Eduard Krecmar - Performance Marketing, AppAgent

Right now we are in a very specific evolutionary time in the field of mobile user acquisition. The already-steep technological curve for consumer tech companies is moving us rapidly toward functional Artificial Intelligence (AI). This is extremely relevant when we talk about media buying on the biggest channels, including Facebook and Google.

Google's UAC was the first true blackbox ad product. Far from being welcomed, it was received with concern. A blackboxed ad product demands an incredible level of trust between the media and advertisers, which is – in the case of UAC – nascent. Your success in user acquisition is already tied to a couple of platforms, and now you are being asked to blindly trust algorithms that promise to deliver better – and more relevant -- results than those you are able to achieve on your own.

This naturally generates more questions regarding inventory, quality of placement and targeting. Ad fraud, brand safety and data protection are claimed by Google reps to be 100 % secure, but advertisers have zero ability to verify these promises. As a business, we are being forced to fully trust the ad platform – and we’re talking about multi-billion dollar operations, not flower shops around the corner.

The loss of control and insight we experience when comparing automated campaigns to manual campaign management is painfully real.

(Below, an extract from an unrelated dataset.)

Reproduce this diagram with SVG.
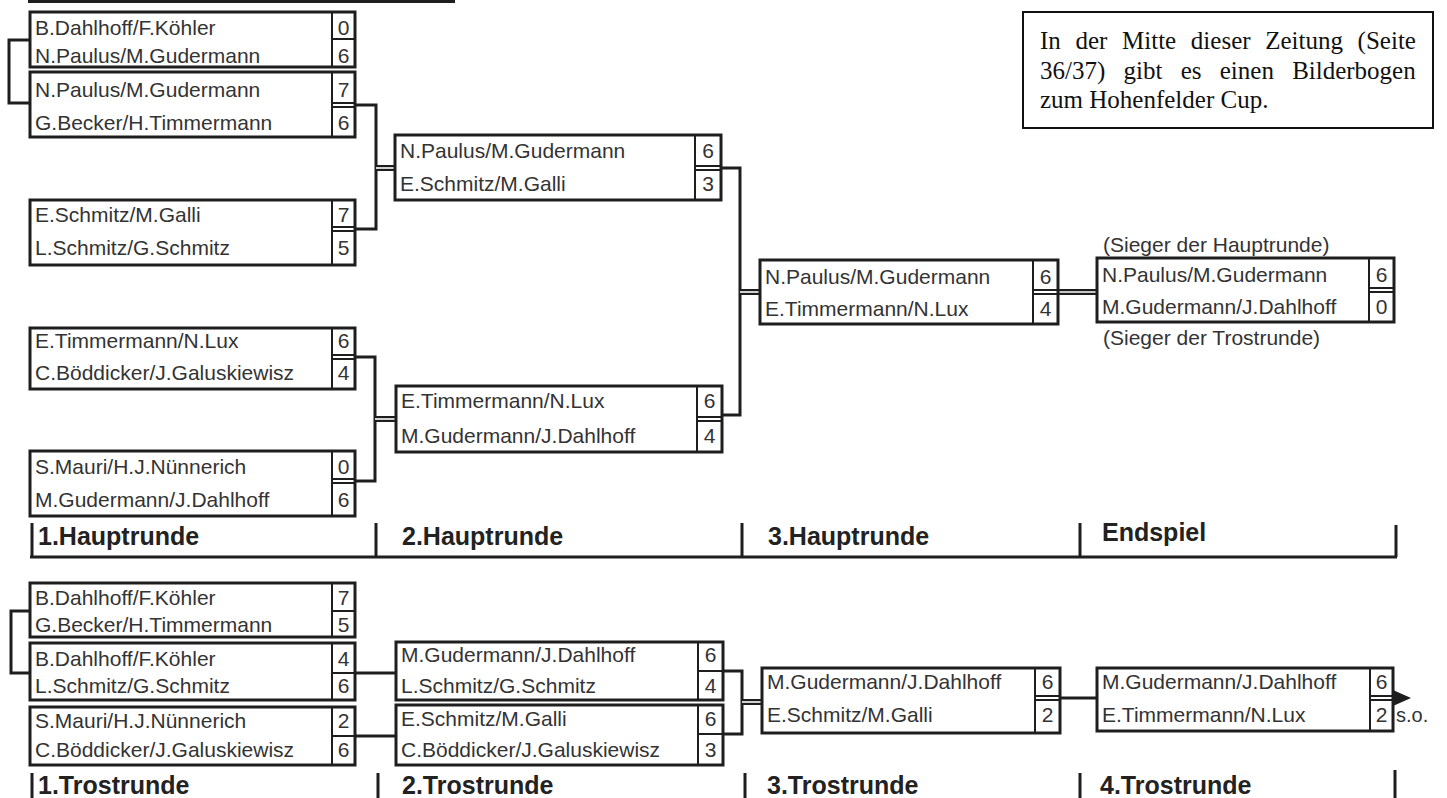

The leap of faith is not going to happen within one year, and frankly automated ad products have to provide more information and some meaningful level of control to UA managers to gain the widespread trust of the market.

A less critical point of view is that today a wider range of advertisers are able to setup well-performing campaigns without a significant knowledge of performance marketing. This simplification in marketing naturally puts more importance on the product itself, from which end-users benefit. Also, daily user-acquisition management can be pretty repetitive, so automating it with a pinch of AI is a blessing. Successful mobile companies, such as the larger mobile game developers, already have a high level of automation in-house, so I for one welcome our binary overlords with a positive attitude.